Reserve Bank of New Zealand Governor Adrian Orr talks to Anne-Marie Gulde-Wolf of the IMF. Photo / Supplied - still from video
Reserve Bank Governor Adrian Orr has addressed concerns about rising inflation and the house price bubble in a presentation to the International Monetary Fund today.
"We know the long term cost of letting inflation expectations get away," Orr told IMF acting director of the Asia and Pacific, Anne-Marie Gulde-Wolf.
Orrsaid it was usually true that when it was difficult to decide on policy direction, it meant you were in a good place.
"For us it's very obvious what we need to do next," he said. "Which means we're not in a great place now."
Orr stopped short of conceding that central banks had applied too much stimulus in response to the Covid crisis - a criticism they now face from some quarters as inflation surges.
"But we have been caught, like many countries, around the fact that supply constraints have been pervasive and have persisted longer than people thought," he said.
"They've persisted not because of the same reasons, but because of an ongoing series of shocks."
The oil and commodity price spikes in the wake of Russia's invasion of Ukraine were one example, he said.

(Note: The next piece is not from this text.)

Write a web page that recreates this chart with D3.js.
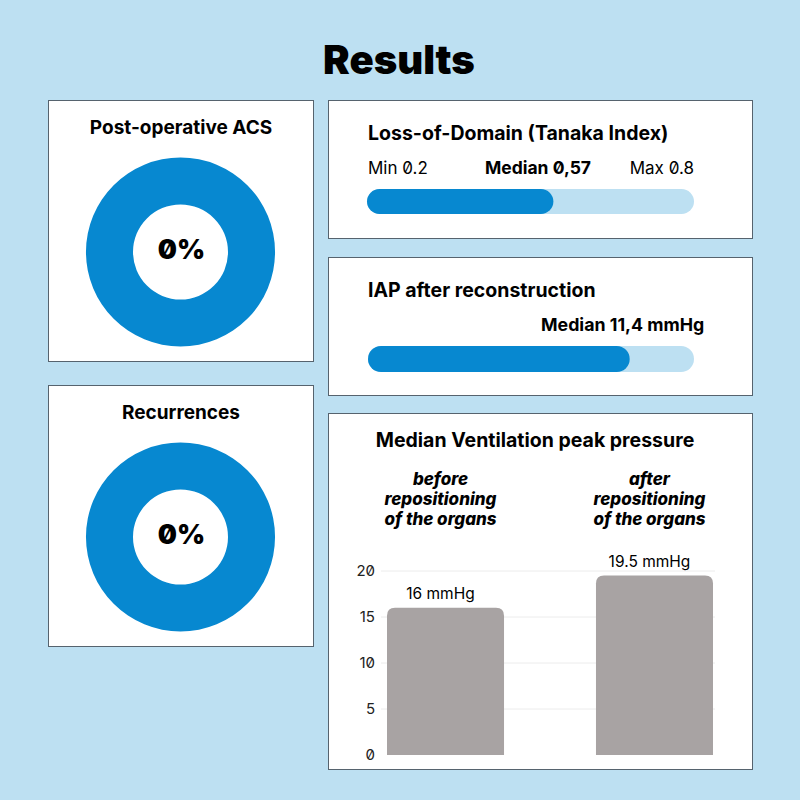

Orr also acknowledged that economic demand held up much better "than some of the dark predictions back at the beginning of 2020".
Central banks would not be able to achieve their mandates around inflation and maximum sustainable employment on their own, Orr said.
"We are going to need support," he said.
That would require clear communication with "fiscal authorities" and "how they could assist around more targeted effective fiscal policies".
Those comments prompted National finance spokesperson Nicola Willis to call for more fiscal restraint from the Government.
"The Finance Minister must heed this warning," she said.
Grant Robertson should take the comments seriously and "rein in extravagant spending plans," Willis said.
BNZ senior economist Craig Ebert also highlighted the comments suggesting they were a "heads-up" to the Budget on May 19 - coming up just 6 days before the next Monetary Policy Statement.
Monetary policy was fast reducing stimulus, but fiscal policy was not, Ebert said.
"There's obvious tension there."
Earlier this morning Robertson told RNZ that inflation was high in many countries right now.
He acknowledged it was likely to get higher before falling.
New Zealand's monetary policy response to Covid was very similar to that of other central banks around the world, Orr said.
Its challenges were all "similar shades of the same challenges" that were seen globally, he said.
In response to higher than anticipated inflation the RBNZ was acting "reasonably aggressively" to tighten monetary conditions, Orr said.
He noted that the Reserve Bank had stopped its quantitative easing programme in the middle of last year and had since started to hike interest rates.
Since October last year the RBNZ has lifted the official cash rate from a record low at 0.25 per cent to sit at 1.5 per cent, following last week's 50 basis point hike.
"We've also issued strong foreword guidance that we expect to be doing more rate rises over coming months," Orr said.
RBNZ forecasts suggest the OCR will peak at either 3.25 or 3.5 per cent by late 2024.
"So there is more work to do."
The RBNZ was trying to balance traditional risks around curbing inflation and stalling the economy, he said.
"If you go too fast or too high - in fact probably more related to too high - you really run the risk of having a sharper than needed slowdown in economic activity," Orr said.
"On the other hand if you go too slow, it's inflation expectations that will get away from us."
At the moment the balance of risks was "very much weighted to constraining those inflation expectations in the medium term... we know the long term cost of letting inflation expectation get away."
Cutting interest rates to head off the Covid shock had seen asset prices surge, particularly house prices, he said.
In that era of extraordinary low interest rates people were looking for places to put their savings, Orr said.
"This shift in demand had occurred at a time when housing shortages were very prevalent in New Zealand," he said. "So the impact on house prices was dramatic."